Not necessarily in order of importance, these topics are uncontrolled dogs, what dogs leave for us to step in or push baby buggies through, car radios pumping 190 decibels through open windows, chewing gum in public and spitting it out, dropping rubb
ish from cars, mobile phones, those who are drunk, aggressive, noisy or all three, and whoever parked their car for three days within an inch of my gate.

That's before the baffled fury provoked by a chief executive who has run a company into the ground getting a million pound payoff while 2,000 staff lose their jobs and small investors lose their savings; MPs cheating on expenses; and the return of a lying crook like Jeffrey Archer to radio and television.

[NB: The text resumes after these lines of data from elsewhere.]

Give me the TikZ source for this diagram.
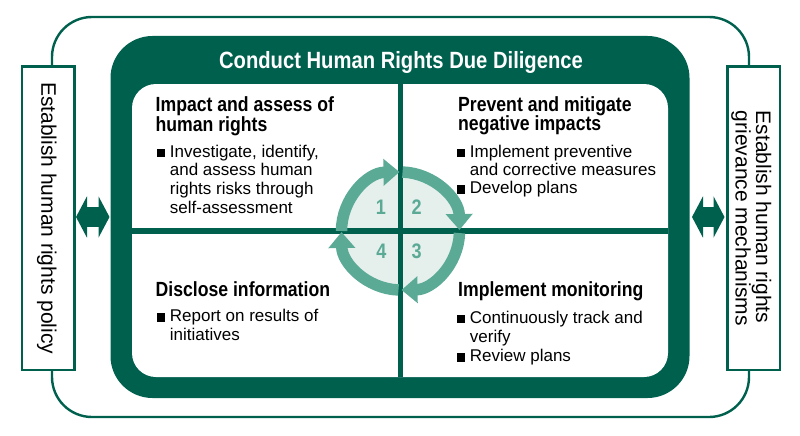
\documentclass[tikz,border=0pt]{standalone}
\usepackage{fontspec}
\setmainfont{Liberation Sans}
\newfontfamily\condb[FakeStretch=0.86]{Liberation Sans}
\usetikzlibrary{arrows.meta}
\definecolor{dk}{HTML}{00604E}
\definecolor{lg}{HTML}{5BAA96}
\definecolor{lf}{HTML}{E5F0EC}
\newcommand{\bul}{\rule{8.3pt}{8.3pt}\hspace{4.7pt}}
\newcommand{\ind}{\hspace*{13pt}}
\newcommand{\lines}[2]{\vtop{\baselineskip=#1\lineskiplimit=-100pt\lineskip=0pt #2}}
\begin{document}
\begin{tikzpicture}[x=1pt,y=1pt,yscale=-1,
  qhead/.style={anchor=base west, inner sep=0, font=\condb\bfseries\fontsize{20.5}{20}\selectfont},
  qbody/.style={anchor=base west, inner sep=0, font=\fontsize{17}{18.7}\selectfont},
  sidebox/.style={draw=dk, line width=2.5pt, fill=white, minimum width=52.5pt, minimum height=303.5pt, inner sep=0, outer sep=0},
  sidetext/.style={rotate=-90, inner sep=0, font=\fontsize{21}{18.4}\selectfont, align=left},
  ring/.style={draw=lg, line width=11.5pt, -{Triangle[width=26pt,length=16pt]}},
  digit/.style={text=lg, font=\condb\bfseries\fontsize{21}{21}\selectfont, inner sep=0},
  dbl/.style={draw=dk, line width=20.5pt, {Triangle[width=41pt,length=11pt]}-{Triangle[width=41pt,length=11pt]}}
]
\useasboundingbox (0,0) rectangle (800,436);
% outer rounded frame
\draw[dk, line width=2.4pt, rounded corners=40pt] (52,17) rectangle (749,417);
% dark frame
\node[fill=dk, rounded corners=42pt, minimum width=579pt, minimum height=362pt, inner sep=0, outer sep=0] (frame) at (400,217) {};
\node[anchor=base, text=white, font=\condb\bfseries\fontsize{23.5}{24}\selectfont, inner sep=0] (title) at (401,68.3) {Conduct Human Rights Due Diligence};
% inner white area
\fill[white, rounded corners=24pt] (132,84) rectangle (668,377);
% circle
\node[circle, fill=lf, minimum size=120pt, inner sep=0] (c) at (400.5,231) {};
% dividers
\draw[dk, line width=5.5pt] (132,231) -- (668,231);
\draw[dk, line width=5.5pt] (400.5,84) -- (400.5,377);
% ring arrows
\draw[ring] ([shift={(-180:59pt)}]c.center) arc[start angle=-180, end angle=-91, radius=59pt];
\draw[ring] ([shift={(-88:59pt)}]c.center) arc[start angle=-88, end angle=-1, radius=59pt];
\draw[ring] ([shift={(2:59pt)}]c.center) arc[start angle=2, end angle=89, radius=59pt];
\draw[ring] ([shift={(92:59pt)}]c.center) arc[start angle=92, end angle=179, radius=59pt];
\node[digit] (d1) at (381,207.5) {1};
\node[digit] (d2) at (416.7,207.5) {2};
\node[digit] (d3) at (416.7,251.7) {3};
\node[digit] (d4) at (381.3,251.7) {4};
% quadrant texts
\node[qhead] (tlh) at (155.5,111.7) {\lines{19.3pt}{\hbox{Impact and assess of}\hbox{human rights}}};
\node[qbody] (tlb) at (156.7,157.3) {\lines{18.6pt}{\hbox{\bul Investigate, identify,}\hbox{\ind and assess human}\hbox{\ind rights risks through}\hbox{\ind self-assessment}}};
\node[qhead] (trh) at (458,111.7) {\lines{19pt}{\hbox{Prevent and mitigate}\hbox{negative impacts}}};
\node[qbody] (trb) at (456.7,157.3) {\lines{18.1pt}{\hbox{\bul Implement preventive}\hbox{\ind and corrective measures}\hbox{\bul Develop plans}}};
\node[qhead] (blh) at (155.5,296.7) {Disclose information};
\node[qbody] (blb) at (156.7,321.7) {\lines{18.4pt}{\hbox{\bul Report on results of}\hbox{\ind initiatives}}};
\node[qhead] (brh) at (458,296.7) {Implement monitoring};
\node[qbody] (brb) at (456.7,323.3) {\lines{19.2pt}{\hbox{\bul Continuously track and}\hbox{\ind verify}\hbox{\bul Review plans}}};
% side boxes
\node[sidebox] (lbox) at (48.25,218.25) {};
\node[sidebox] (rbox) at (753.75,218.25) {};
\node[sidetext] (ltext) at ([xshift=-1.5pt]lbox.center) {Establish human rights policy};
\node[sidetext] (rtext) at ([xshift=-2.4pt]rbox.center) {Establish human rights\\grievance mechanisms};
% double arrows
\draw[dbl, shorten <=1.5pt, shorten >=1pt] (lbox.east |- frame.west) -- (frame.west);
\draw[dbl, shorten <=2.5pt, shorten >=3pt] (frame.east) -- (rbox.west |- frame.east);
\end{tikzpicture}
\end{document}
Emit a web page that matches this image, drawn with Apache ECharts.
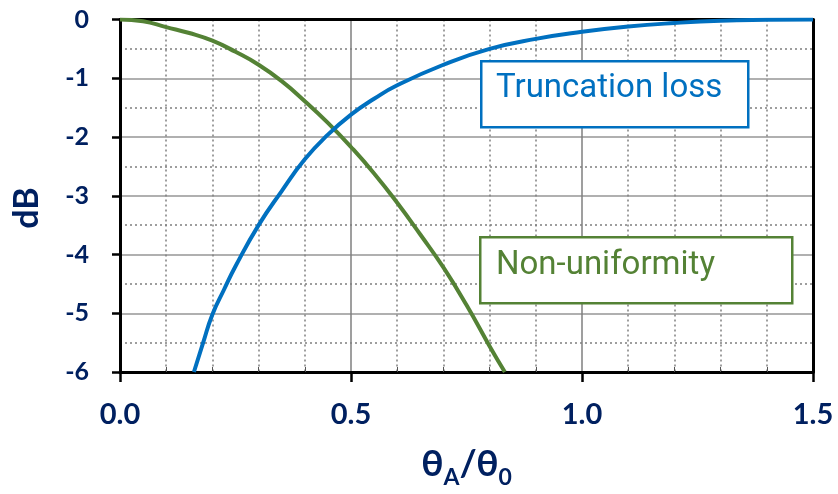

As for Sir Alan Sugar, Graham Norton and how BA has improved on the hell that was Heathrow by opening Terminal 5, don't get me started.

But what causes more baffled fury than anything else is if so many of us feel the same way about all of the above – and colleagues on this paper have written both seriously and entertainingly about several of them recently – then why no improvement?

It's tempting to think that if journalists and taxi drivers ran the country how much better life would be. But I've had experience of one of these groups trying to organise the equivalent of a party in a brewery and I fear that running a country might prove almost as difficult.

Nor is violence an answer. I used to joke about never having a baseball bat when one was needed – for use on Standard Life management or when a 4x4 with blaring radio was parked on double yellow lines and a chip wrapper was dropped out its window – until a colleague asked: "Is violence your answer to everything?"

Of course it isn't. It's not the answer to anything, as I should have remembered from my schooldays when an angry local householder shot a teenager dead for playing a transistor radio outside his window. Baffled fury has been with us a long time.

But if violence isn't the answer, what is? Not politicians. For example, how much do we all hate having to listen to someone else's mobile phone conversation, something disliked and ridiculed for more than a decade? Result? Mobile phones can now be used on planes. And it's not the better nature of those who spit gum, play loud music and let dogs run wild. Hope of that dies when you see several large deposits of dog shit round a poop-scoop bin.

All we're left with is trying to ensure that we're not guilty ourselves of any of the above and trying to remain calm while scrubbing pram wheels or removing impacted dog excrement from shoes.

I'm doing my best. Like actor George C Scott when asked if he had mellowed with age, I can only say: "I'm now the most mellow son of a bitch you've ever seen."